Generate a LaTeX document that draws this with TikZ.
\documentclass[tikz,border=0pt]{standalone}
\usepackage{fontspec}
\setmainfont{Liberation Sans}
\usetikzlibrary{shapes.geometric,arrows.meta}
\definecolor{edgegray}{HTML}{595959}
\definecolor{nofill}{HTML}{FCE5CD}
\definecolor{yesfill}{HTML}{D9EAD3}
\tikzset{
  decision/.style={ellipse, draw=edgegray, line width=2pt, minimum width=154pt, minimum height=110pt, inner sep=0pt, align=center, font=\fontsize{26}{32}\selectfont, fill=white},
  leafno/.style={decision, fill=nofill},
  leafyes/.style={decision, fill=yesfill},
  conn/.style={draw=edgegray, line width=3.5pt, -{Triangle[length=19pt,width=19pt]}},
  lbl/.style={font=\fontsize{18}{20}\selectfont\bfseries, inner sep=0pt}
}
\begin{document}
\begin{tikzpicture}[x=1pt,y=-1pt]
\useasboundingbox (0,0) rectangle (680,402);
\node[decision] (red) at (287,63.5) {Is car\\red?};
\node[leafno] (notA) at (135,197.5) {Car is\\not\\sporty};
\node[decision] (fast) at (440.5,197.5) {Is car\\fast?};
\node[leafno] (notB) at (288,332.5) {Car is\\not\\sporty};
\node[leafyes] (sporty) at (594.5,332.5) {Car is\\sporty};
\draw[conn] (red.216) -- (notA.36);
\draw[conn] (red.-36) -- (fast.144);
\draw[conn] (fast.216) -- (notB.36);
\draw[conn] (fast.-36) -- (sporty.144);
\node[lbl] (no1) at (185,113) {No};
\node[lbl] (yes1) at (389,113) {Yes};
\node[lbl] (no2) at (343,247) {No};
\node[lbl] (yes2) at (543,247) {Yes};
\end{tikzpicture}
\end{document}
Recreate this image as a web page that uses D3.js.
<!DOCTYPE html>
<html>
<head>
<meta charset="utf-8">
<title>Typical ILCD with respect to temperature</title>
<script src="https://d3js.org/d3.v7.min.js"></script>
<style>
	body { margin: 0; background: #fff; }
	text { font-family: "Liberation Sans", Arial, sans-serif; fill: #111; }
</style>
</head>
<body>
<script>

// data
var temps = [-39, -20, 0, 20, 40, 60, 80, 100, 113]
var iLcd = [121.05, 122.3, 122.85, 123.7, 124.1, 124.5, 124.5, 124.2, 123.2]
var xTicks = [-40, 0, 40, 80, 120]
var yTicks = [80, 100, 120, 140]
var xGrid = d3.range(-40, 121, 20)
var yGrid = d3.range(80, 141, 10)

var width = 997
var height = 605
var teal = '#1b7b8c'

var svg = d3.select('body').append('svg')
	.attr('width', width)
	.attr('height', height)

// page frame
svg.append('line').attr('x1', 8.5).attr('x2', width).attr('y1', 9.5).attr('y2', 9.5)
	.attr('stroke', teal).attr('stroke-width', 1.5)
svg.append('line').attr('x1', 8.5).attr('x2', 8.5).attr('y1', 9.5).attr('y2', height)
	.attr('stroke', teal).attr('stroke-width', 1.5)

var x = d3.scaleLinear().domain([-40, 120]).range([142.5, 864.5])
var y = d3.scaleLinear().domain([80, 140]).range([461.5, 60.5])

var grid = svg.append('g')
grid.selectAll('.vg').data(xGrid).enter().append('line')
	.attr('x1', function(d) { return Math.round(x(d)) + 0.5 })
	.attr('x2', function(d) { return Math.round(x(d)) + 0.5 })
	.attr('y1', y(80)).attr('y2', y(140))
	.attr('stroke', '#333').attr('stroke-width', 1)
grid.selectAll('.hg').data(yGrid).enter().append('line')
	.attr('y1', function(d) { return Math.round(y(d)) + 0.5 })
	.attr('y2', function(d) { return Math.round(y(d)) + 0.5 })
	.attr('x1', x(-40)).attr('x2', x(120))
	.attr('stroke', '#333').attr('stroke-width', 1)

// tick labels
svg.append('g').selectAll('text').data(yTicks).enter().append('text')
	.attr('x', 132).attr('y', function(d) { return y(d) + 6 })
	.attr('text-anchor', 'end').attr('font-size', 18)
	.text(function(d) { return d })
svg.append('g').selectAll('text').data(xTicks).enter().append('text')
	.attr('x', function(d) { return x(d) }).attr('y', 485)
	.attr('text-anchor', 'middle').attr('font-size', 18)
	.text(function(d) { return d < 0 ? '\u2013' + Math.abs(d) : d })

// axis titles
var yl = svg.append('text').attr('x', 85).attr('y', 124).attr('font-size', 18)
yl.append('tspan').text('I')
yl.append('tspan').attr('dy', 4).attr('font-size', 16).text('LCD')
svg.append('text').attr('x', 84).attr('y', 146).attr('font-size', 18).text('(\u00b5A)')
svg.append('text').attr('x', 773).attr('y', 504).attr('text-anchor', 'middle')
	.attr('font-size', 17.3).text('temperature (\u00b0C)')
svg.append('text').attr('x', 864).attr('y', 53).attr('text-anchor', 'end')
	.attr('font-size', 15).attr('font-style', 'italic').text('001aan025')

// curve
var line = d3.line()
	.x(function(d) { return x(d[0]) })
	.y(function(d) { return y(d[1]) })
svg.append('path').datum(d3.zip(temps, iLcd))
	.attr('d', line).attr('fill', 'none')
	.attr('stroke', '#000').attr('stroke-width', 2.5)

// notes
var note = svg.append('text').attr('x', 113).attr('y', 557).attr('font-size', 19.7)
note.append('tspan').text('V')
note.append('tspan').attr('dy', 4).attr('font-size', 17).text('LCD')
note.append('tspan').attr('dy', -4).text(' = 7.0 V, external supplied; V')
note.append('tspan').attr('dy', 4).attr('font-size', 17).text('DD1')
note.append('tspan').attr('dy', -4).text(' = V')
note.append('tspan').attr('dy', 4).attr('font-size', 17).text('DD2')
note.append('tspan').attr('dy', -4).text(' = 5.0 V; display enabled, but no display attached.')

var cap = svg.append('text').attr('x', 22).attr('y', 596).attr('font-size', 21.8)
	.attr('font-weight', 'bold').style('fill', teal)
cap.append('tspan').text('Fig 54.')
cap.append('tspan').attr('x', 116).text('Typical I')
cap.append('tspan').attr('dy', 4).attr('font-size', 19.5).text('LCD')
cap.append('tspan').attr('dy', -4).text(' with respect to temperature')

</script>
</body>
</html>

** TASK DIRECTIONS **
Find how many lines in the records contain the string "page", then give the number alone.

** THE RESPONSE **
2